Let us further suppose that the cost today of diesel fuel is $4 per gallon and the natural gas, if purchased in the ground, could be supplied to trucks at an apples-to-apples price equivalent to $3 per gallon of diesel. Today that would represent quite an opportunity. But it would take a large investment to purchase (or contract for) gas reserves and to build the necessary infrastructure.

The one big risk remaining for the developer, and for which there is no long-term hedge in the current market, is the risk that diesel prices will drop well below the assumed necessary sales price of $ 3.50 per gallon. If that happens, the natural gas project would be uneconomic and the project would likely become bankrupt.

There are a number of factors that affect the price of diesel. Among them are distribution costs, taxes, and the cost of crude oil. The project developer may be able to strike regulatory agreements with respect to taxes that will provide that compressed natural gas will never be at a disadvantage with respect to diesel fuel. The relative distribution costs for natural gas and diesel can be known and may represent a relatively small risk. But the project developer currently has no way to hedge the risk that crude oil prices could drop in the future below the level necessary to support the long term viability of the project. Hence financing at reasonable levels is not available.

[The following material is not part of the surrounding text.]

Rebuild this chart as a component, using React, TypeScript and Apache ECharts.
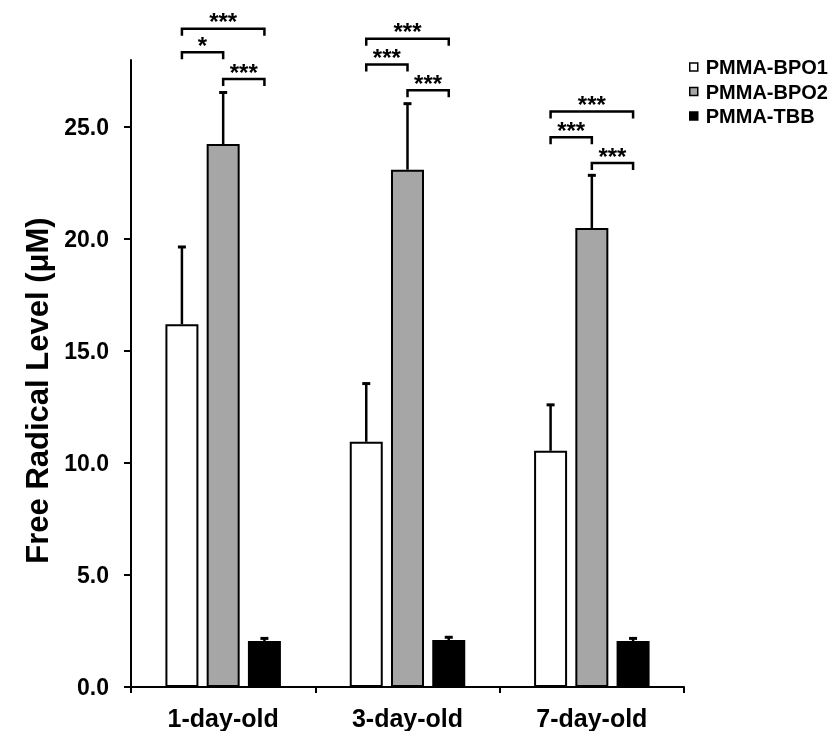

On the other hand, if the US government was offering CfDs on a competitive basis, the project can be bid into the program at a price of diesel (or the correlated crude oil price) that reflects the minimum diesel price necessary to support the compressed natural gas project. If in future the diesel or crude price drops below this strike price, then difference payments from the US government will be enough to support the project and keep it viable until such time as prices may rise again. If in future diesel prices rise, the increased revenues from sale of compressed natural gas at higher prices will allow the project to pay difference payments due to the government.

The CfD can be structured so that difference payments were based upon actual sales of compressed natural gas, up to the volume of 50,000 barrels per day of oil equivalent. In this way, the US government takes no risk of production of natural gas, no risk of bankruptcy of trucking companies, no operating risk of the distribution infrastructure, and no risk of construction and build-out of the infrastructure.

On the other hand, the project developer can finance the entire project on the strength of the CfD that effectively locks in for the project a minimum margin of price between diesel fuel and compressed natural gas.